Model-aided monocular visual-inertial state estimation and dense mapping

Abstract

Robust state estimation and real-time dense mapping are two core capabilities for autonomous navigation of mobile robots. Global Navigation Satellite System (GNSS) and visual odometry/SLAM are popular methods for state estimation. However, when working between tall buildings or in indoor environments, GNSS fails due to limited sky view or obstruction from buildings. Visual odometry/SLAM are prone to long-term drifting in the absence of reliable loop closure detection. A state estimation method with global-consistent guarantee is desirable for navigation applications. As for real-time mapping, SLAM methods usually get a sparse map that is not good enough for obstacle avoidance and path-planning, and high-quality dense mapping is often computationally too demanding for mobile devices. Realizing the availability of city-scale 3D models, in this work, we improve our previous work on model-based global localization, and propose a model-aided monocular visual-inertial state estimation and dense mapping solution.

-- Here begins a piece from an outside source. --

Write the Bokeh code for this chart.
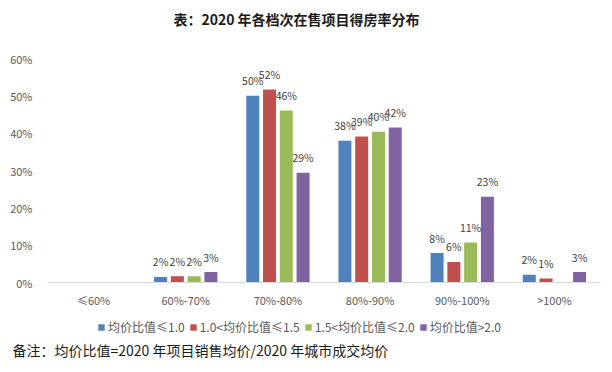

We first develop a global-consistent state estimator by fusing visual-inertial odometry with the model-based localization results. Utilizing depth prior from the model, we perform motion stereo with semi-global disparity smoothing. Our dense mapping pipeline is capable of online detection of obstacles that are originally not included in the offline 3D model. Our method runs onboard an embedded computer in real-time. We validate both the state estimation and mapping accuracy in real-world experiments.